If you follow Tarantino films – and if you do then you’ve probably already seen this, so I won’t be spoiling it for you – I’d place Once Upon A Time… in the same bracket as his WWII flick Inglorious Basterds in that it’s an historical film based in reality, where rather than show how things did pan out he posits an alternative reality where what we know happens doesn’t. And while the alternative is, in typical Tarantino style, quite brutal and unpleasant, I’m not sure it’s any less pleasant than what actually happened.
And then there’s the music.
I’ve written before about how songs used in films can almost become an additional character.
Nowadays, if you hear the George Baker Selection’s Little Green Bag or Stealers Wheel’s Stuck in the Middle With You, chances are you’ll be reminded of Reservoir Dogs.
Similarly, hear Dick Dale and His Del-Tones’ Misirlou or Dusty Springfield’s Son Of A Preacher Man or even Urge Overkill’s version of the Neil Diamond gem Girl, You’ll Be A Woman Soon or Chuck Berry’s You Never Can Tell and if you’ve seen Pulp Fiction then the scenes they appear in become your immediate frame of reference.

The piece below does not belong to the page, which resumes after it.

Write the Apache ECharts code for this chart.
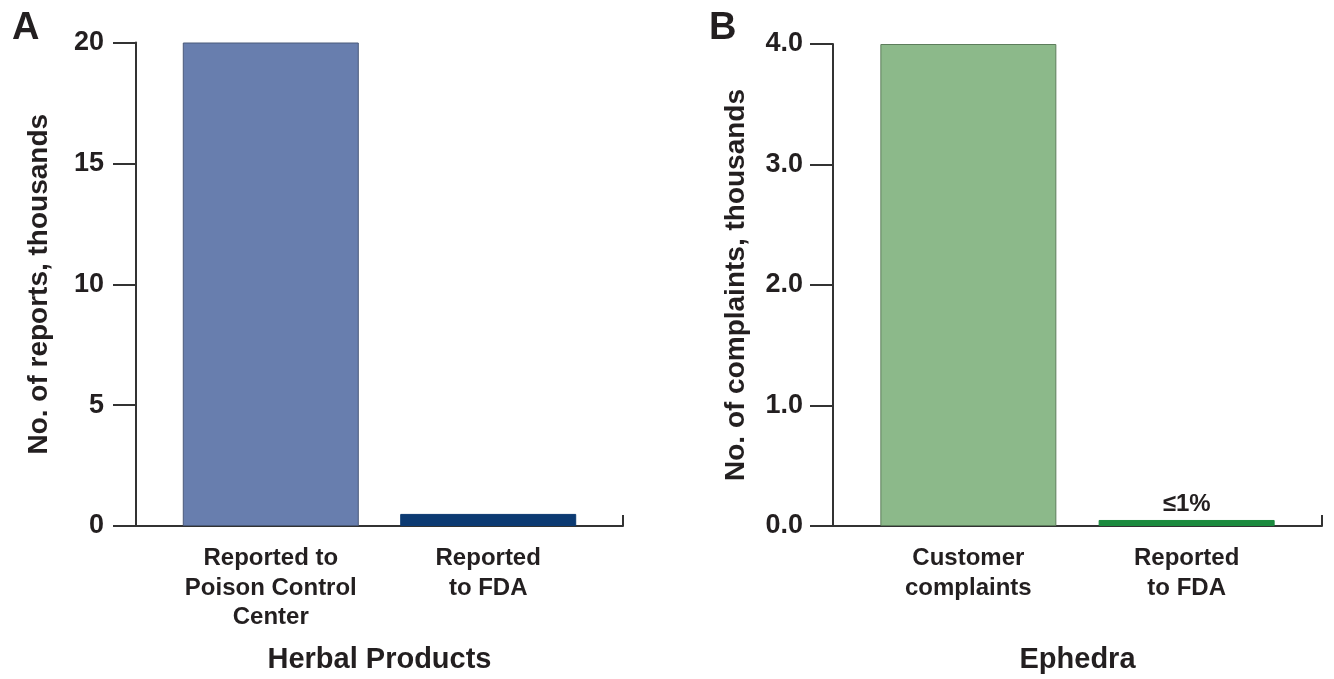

And although Once Upon A Time… has a great soundtrack the same won’t happen. It sounds kinda forced to me, like knowing the commercial possibilities of a Tarantino-soundtrack, he tries to cram as much in as possible. But none of the songs really latch on, take hold, in the film in the way that they were allowed to in his older movies. The songs are clearly a soundtrack, rather than an integral part of of the movie as they were back in the …Dogs and …Fiction days.
What I mean is this: on the Reservoir Dogs soundtrack, dead-pan, existenstial one-liner comedy God Steven Wright plays the DJ, and it’s brilliant. There’s the same on the Once Upon A Time… soundtrack (and I know, I bought it before I saw the film) only now it’s not Wright it’s just a radio jock, and thus half of the appeal is broken. And in the film, not one song is given enough time or space to take hold, to really get a grip in the way that they’d been allowed to in his older films, so whilst the songs are still great, they become forgettable in the context.
In twenty years time, I won’t be hearing Deep Purple’s Hush and saying: “Oh yeh, this is the bit in the film where they drive around for a bit and then park.”
These songs are all in the film, are all brilliant, but literally blink (or whatever the not-listening equivalent is) and you’ll miss them:
In summary: I liked, but it was a bit long and the ending (after the bloody ending) sucked.